10.3 Reed & Scott will not be liable for any consequential loss, specifically including bodily injury, ensuing from the wrong application of any equipment, objects and/or instructions caused by mistakes or obscurities in the source text of the translation.
10.4 Reed & Scott cannot be held liable for the damage or loss of documents, information or data carriers made available to Reed & Scott for the performance of the agreement. Nor is Reed & Scott liable for damage resulting from the use of information technology and modern forms of communication.
10.5 The Client is obliged to indemnify Reed & Scott against all claims from third parties ensuing from the use of any work, except where this liability on the part of Reed & Scott exists on the grounds of the provision of this article.
Article 11 – Force Majeure
11.1 In addition to all that is specified by law or in legal precedents, for the purposes of these Conditions force majeure shall be taken to mean: all circumstances, events, causes and consequences which fall outside the control or influence of Reed & Scott, as a consequence of which Reed & Scott will not be able to fulfil its obligations. Such circumstances will always but not exclusively include: fire, any other operating disruptions, either at the premises of Reed & Scott, or at the premises of Reed & Scott’s suppliers of business and services, transport breakdowns, and any other events that are outside its control, such as war, blockades, civil disturbances, epidemics, floods and storms.
11.2 The obligations of Reed & Scott will be suspended for the duration of the force majeure. If the period of force majeure, as a result of which Reed & Scott is not able to meets its obligations, should last longer than two (2) months, both parties will be entitled to dissolve the agreement, without there being any obligation to compensate. If the Client is a private individual, the right to suspend the agreement as referred to in Article 11.2, will only apply insofar as Reed & Scott has a right to suspend its performance within the meaning of the law.

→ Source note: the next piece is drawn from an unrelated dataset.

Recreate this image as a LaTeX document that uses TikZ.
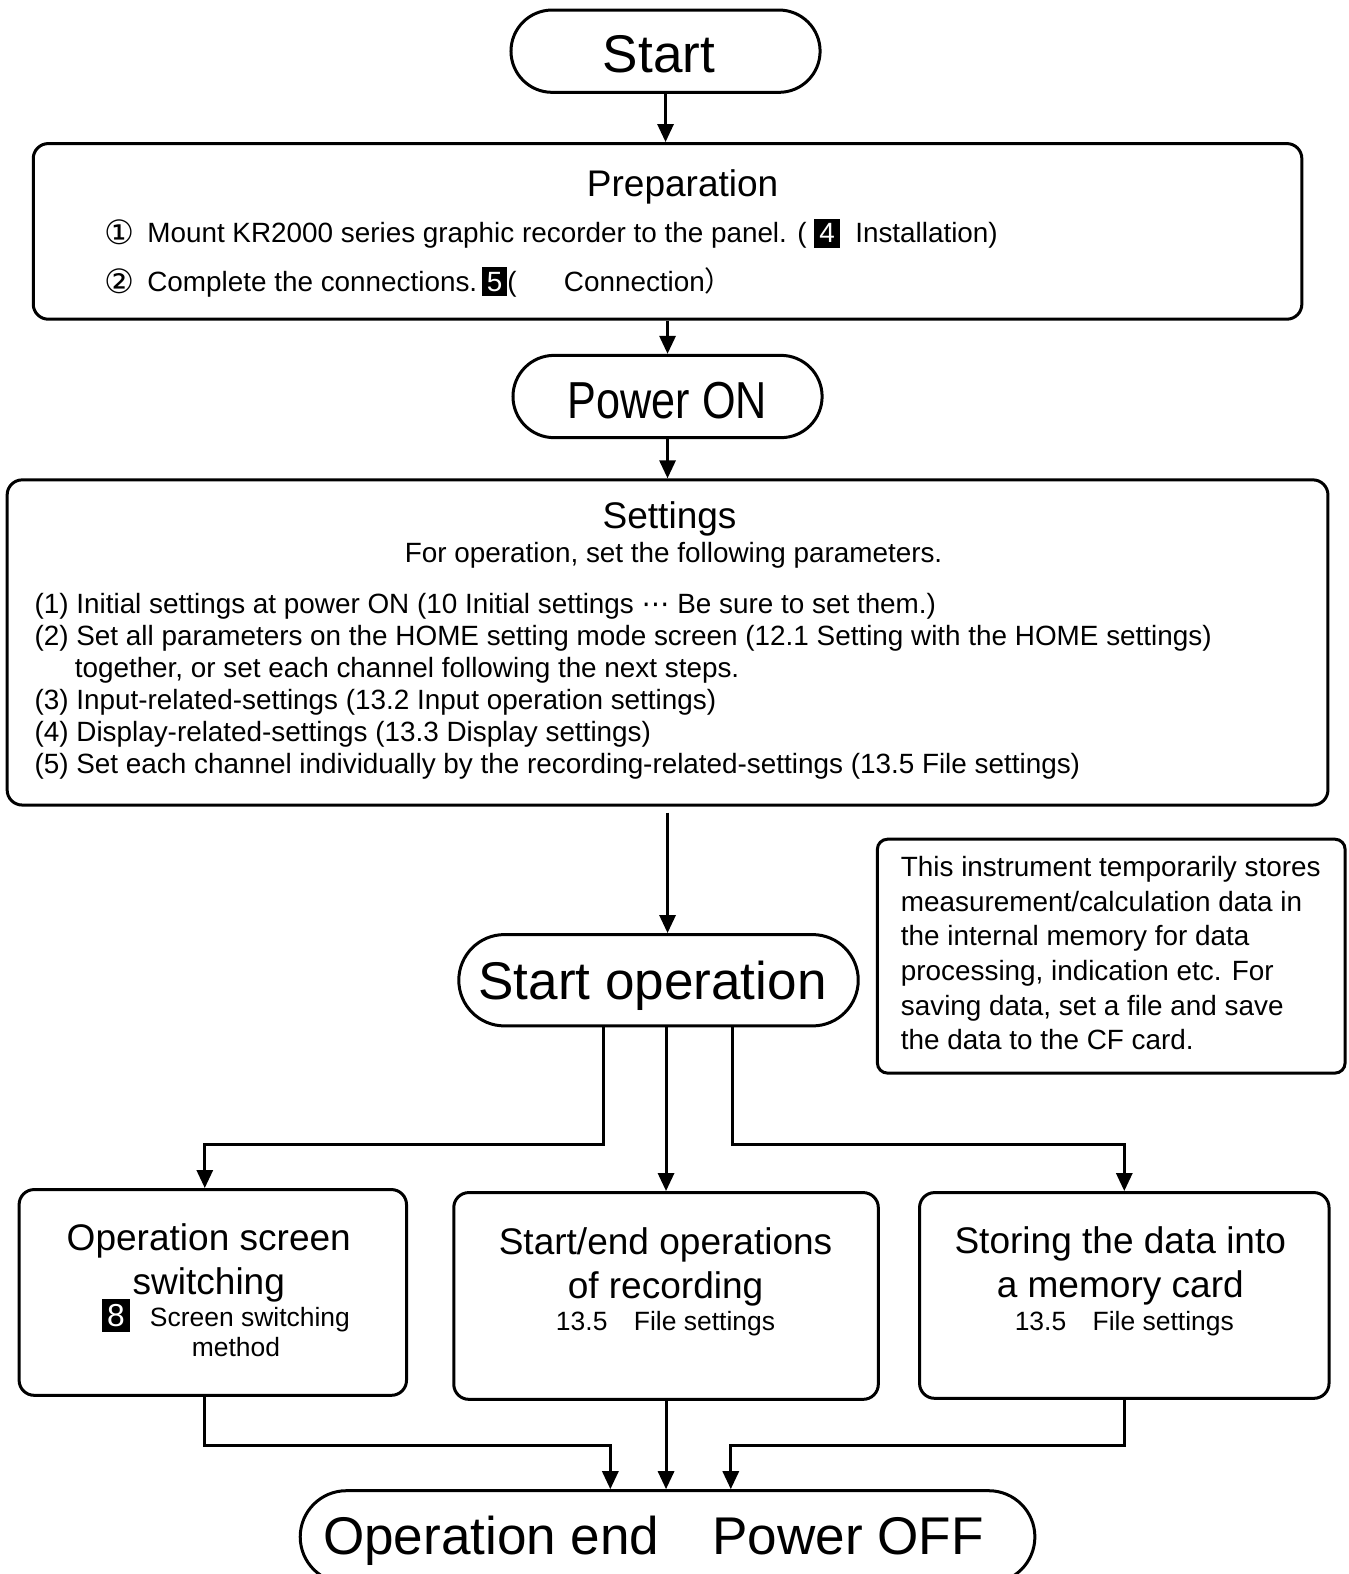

11.3 If, at the start of the force majeure, Reed & Scott has already partly fulfilled its obligations or will only be able to partly meet its obligations, Reed & Scott is entitled to invoice that part separately and the Client is obliged to pay this invoice as if it constituted a separate contract.
Article 13 – Applicable law
13.1 Each agreement between Reed & Scott and the Client is subject to the laws of the Netherlands. Disputes ensuing from or relating to any agreement between Reed & Scott and the Client will be decided upon exclusively by the District Court of Amsterdam, the Netherlands.